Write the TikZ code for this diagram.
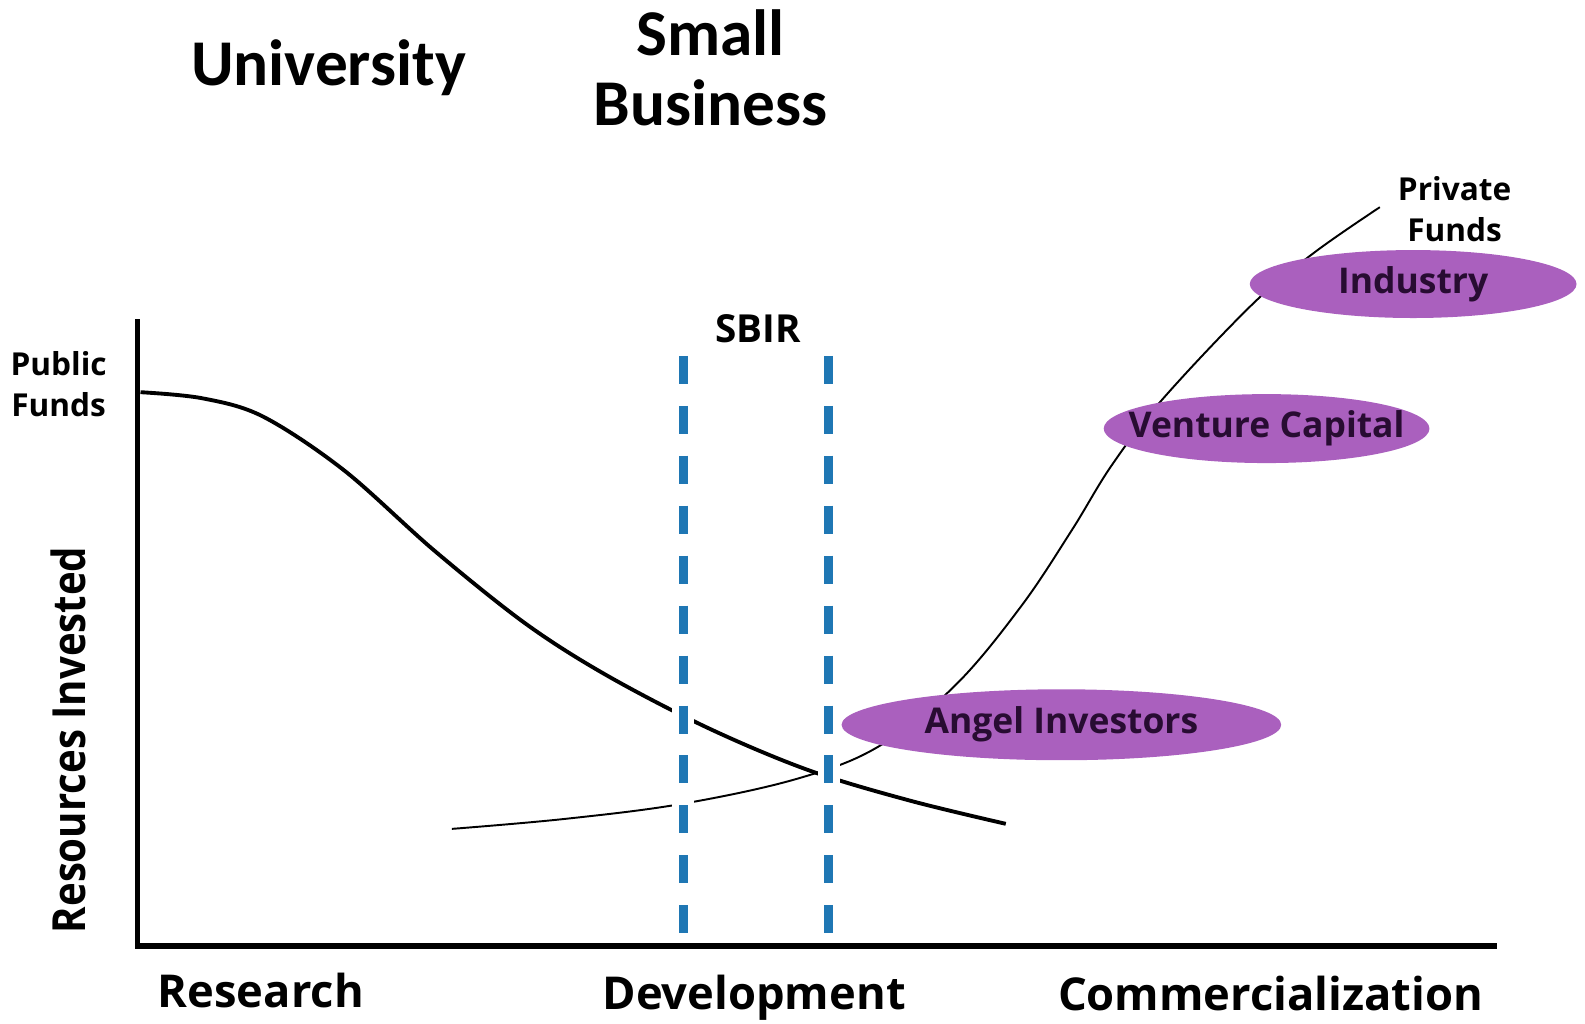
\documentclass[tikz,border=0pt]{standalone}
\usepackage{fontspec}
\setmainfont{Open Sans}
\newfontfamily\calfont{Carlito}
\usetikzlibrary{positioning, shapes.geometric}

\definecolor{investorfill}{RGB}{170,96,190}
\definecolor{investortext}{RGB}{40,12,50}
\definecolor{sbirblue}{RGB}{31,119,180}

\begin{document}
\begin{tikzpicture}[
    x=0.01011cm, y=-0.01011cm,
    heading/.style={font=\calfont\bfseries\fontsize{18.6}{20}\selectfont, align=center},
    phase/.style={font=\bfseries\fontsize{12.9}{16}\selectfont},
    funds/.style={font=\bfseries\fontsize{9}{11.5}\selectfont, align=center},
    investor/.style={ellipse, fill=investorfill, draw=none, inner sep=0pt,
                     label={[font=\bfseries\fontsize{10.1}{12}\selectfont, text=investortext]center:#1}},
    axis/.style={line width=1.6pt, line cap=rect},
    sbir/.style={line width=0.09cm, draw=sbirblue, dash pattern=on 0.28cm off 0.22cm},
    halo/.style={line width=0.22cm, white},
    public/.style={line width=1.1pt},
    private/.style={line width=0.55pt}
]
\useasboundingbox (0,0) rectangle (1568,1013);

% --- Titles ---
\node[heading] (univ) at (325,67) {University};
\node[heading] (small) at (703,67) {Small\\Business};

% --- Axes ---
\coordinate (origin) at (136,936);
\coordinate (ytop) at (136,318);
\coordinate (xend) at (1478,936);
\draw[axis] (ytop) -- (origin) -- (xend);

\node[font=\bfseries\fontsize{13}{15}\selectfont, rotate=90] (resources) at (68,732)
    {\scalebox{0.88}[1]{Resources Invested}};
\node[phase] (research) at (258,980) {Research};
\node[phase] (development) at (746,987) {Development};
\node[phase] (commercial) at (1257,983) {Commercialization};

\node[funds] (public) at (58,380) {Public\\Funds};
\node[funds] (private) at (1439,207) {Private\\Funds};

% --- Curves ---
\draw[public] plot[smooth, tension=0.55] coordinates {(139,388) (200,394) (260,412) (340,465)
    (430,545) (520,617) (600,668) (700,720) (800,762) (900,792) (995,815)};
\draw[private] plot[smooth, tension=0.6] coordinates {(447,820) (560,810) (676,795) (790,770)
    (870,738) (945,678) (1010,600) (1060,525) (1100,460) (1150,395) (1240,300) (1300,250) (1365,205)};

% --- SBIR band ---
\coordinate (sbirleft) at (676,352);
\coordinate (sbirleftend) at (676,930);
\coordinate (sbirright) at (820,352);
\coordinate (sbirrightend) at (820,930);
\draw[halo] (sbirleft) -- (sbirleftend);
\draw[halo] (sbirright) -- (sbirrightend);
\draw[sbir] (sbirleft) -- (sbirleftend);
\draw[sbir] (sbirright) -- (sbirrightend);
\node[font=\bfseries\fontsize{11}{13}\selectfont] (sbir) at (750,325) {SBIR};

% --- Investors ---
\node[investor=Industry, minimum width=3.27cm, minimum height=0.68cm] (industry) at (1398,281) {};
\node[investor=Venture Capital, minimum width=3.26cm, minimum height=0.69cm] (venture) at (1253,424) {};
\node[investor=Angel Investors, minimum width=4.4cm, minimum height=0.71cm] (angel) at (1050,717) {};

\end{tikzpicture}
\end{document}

● To be done:
Output all of the data exactly as it stands, minus any images.

● The solution:
Write the TikZ code for this diagram.
\documentclass[tikz,border=0pt]{standalone}
\usepackage{fontspec}
\setmainfont{Open Sans}
\newfontfamily\calfont{Carlito}
\usetikzlibrary{positioning, shapes.geometric}

\definecolor{investorfill}{RGB}{170,96,190}
\definecolor{investortext}{RGB}{40,12,50}
\definecolor{sbirblue}{RGB}{31,119,180}

\begin{document}
\begin{tikzpicture}[
    x=0.01011cm, y=-0.01011cm,
    heading/.style={font=\calfont\bfseries\fontsize{18.6}{20}\selectfont, align=center},
    phase/.style={font=\bfseries\fontsize{12.9}{16}\selectfont},
    funds/.style={font=\bfseries\fontsize{9}{11.5}\selectfont, align=center},
    investor/.style={ellipse, fill=investorfill, draw=none, inner sep=0pt,
                     label={[font=\bfseries\fontsize{10.1}{12}\selectfont, text=investortext]center:#1}},
    axis/.style={line width=1.6pt, line cap=rect},
    sbir/.style={line width=0.09cm, draw=sbirblue, dash pattern=on 0.28cm off 0.22cm},
    halo/.style={line width=0.22cm, white},
    public/.style={line width=1.1pt},
    private/.style={line width=0.55pt}
]
\useasboundingbox (0,0) rectangle (1568,1013);

% --- Titles ---
\node[heading] (univ) at (325,67) {University};
\node[heading] (small) at (703,67) {Small\\Business};

% --- Axes ---
\coordinate (origin) at (136,936);
\coordinate (ytop) at (136,318);
\coordinate (xend) at (1478,936);
\draw[axis] (ytop) -- (origin) -- (xend);

\node[font=\bfseries\fontsize{13}{15}\selectfont, rotate=90] (resources) at (68,732)
    {\scalebox{0.88}[1]{Resources Invested}};
\node[phase] (research) at (258,980) {Research};
\node[phase] (development) at (746,987) {Development};
\node[phase] (commercial) at (1257,983) {Commercialization};

\node[funds] (public) at (58,380) {Public\\Funds};
\node[funds] (private) at (1439,207) {Private\\Funds};

% --- Curves ---
\draw[public] plot[smooth, tension=0.55] coordinates {(139,388) (200,394) (260,412) (340,465)
    (430,545) (520,617) (600,668) (700,720) (800,762) (900,792) (995,815)};
\draw[private] plot[smooth, tension=0.6] coordinates {(447,820) (560,810) (676,795) (790,770)
    (870,738) (945,678) (1010,600) (1060,525) (1100,460) (1150,395) (1240,300) (1300,250) (1365,205)};

% --- SBIR band ---
\coordinate (sbirleft) at (676,352);
\coordinate (sbirleftend) at (676,930);
\coordinate (sbirright) at (820,352);
\coordinate (sbirrightend) at (820,930);
\draw[halo] (sbirleft) -- (sbirleftend);
\draw[halo] (sbirright) -- (sbirrightend);
\draw[sbir] (sbirleft) -- (sbirleftend);
\draw[sbir] (sbirright) -- (sbirrightend);
\node[font=\bfseries\fontsize{11}{13}\selectfont] (sbir) at (750,325) {SBIR};

% --- Investors ---
\node[investor=Industry, minimum width=3.27cm, minimum height=0.68cm] (industry) at (1398,281) {};
\node[investor=Venture Capital, minimum width=3.26cm, minimum height=0.69cm] (venture) at (1253,424) {};
\node[investor=Angel Investors, minimum width=4.4cm, minimum height=0.71cm] (angel) at (1050,717) {};

\end{tikzpicture}
\end{document}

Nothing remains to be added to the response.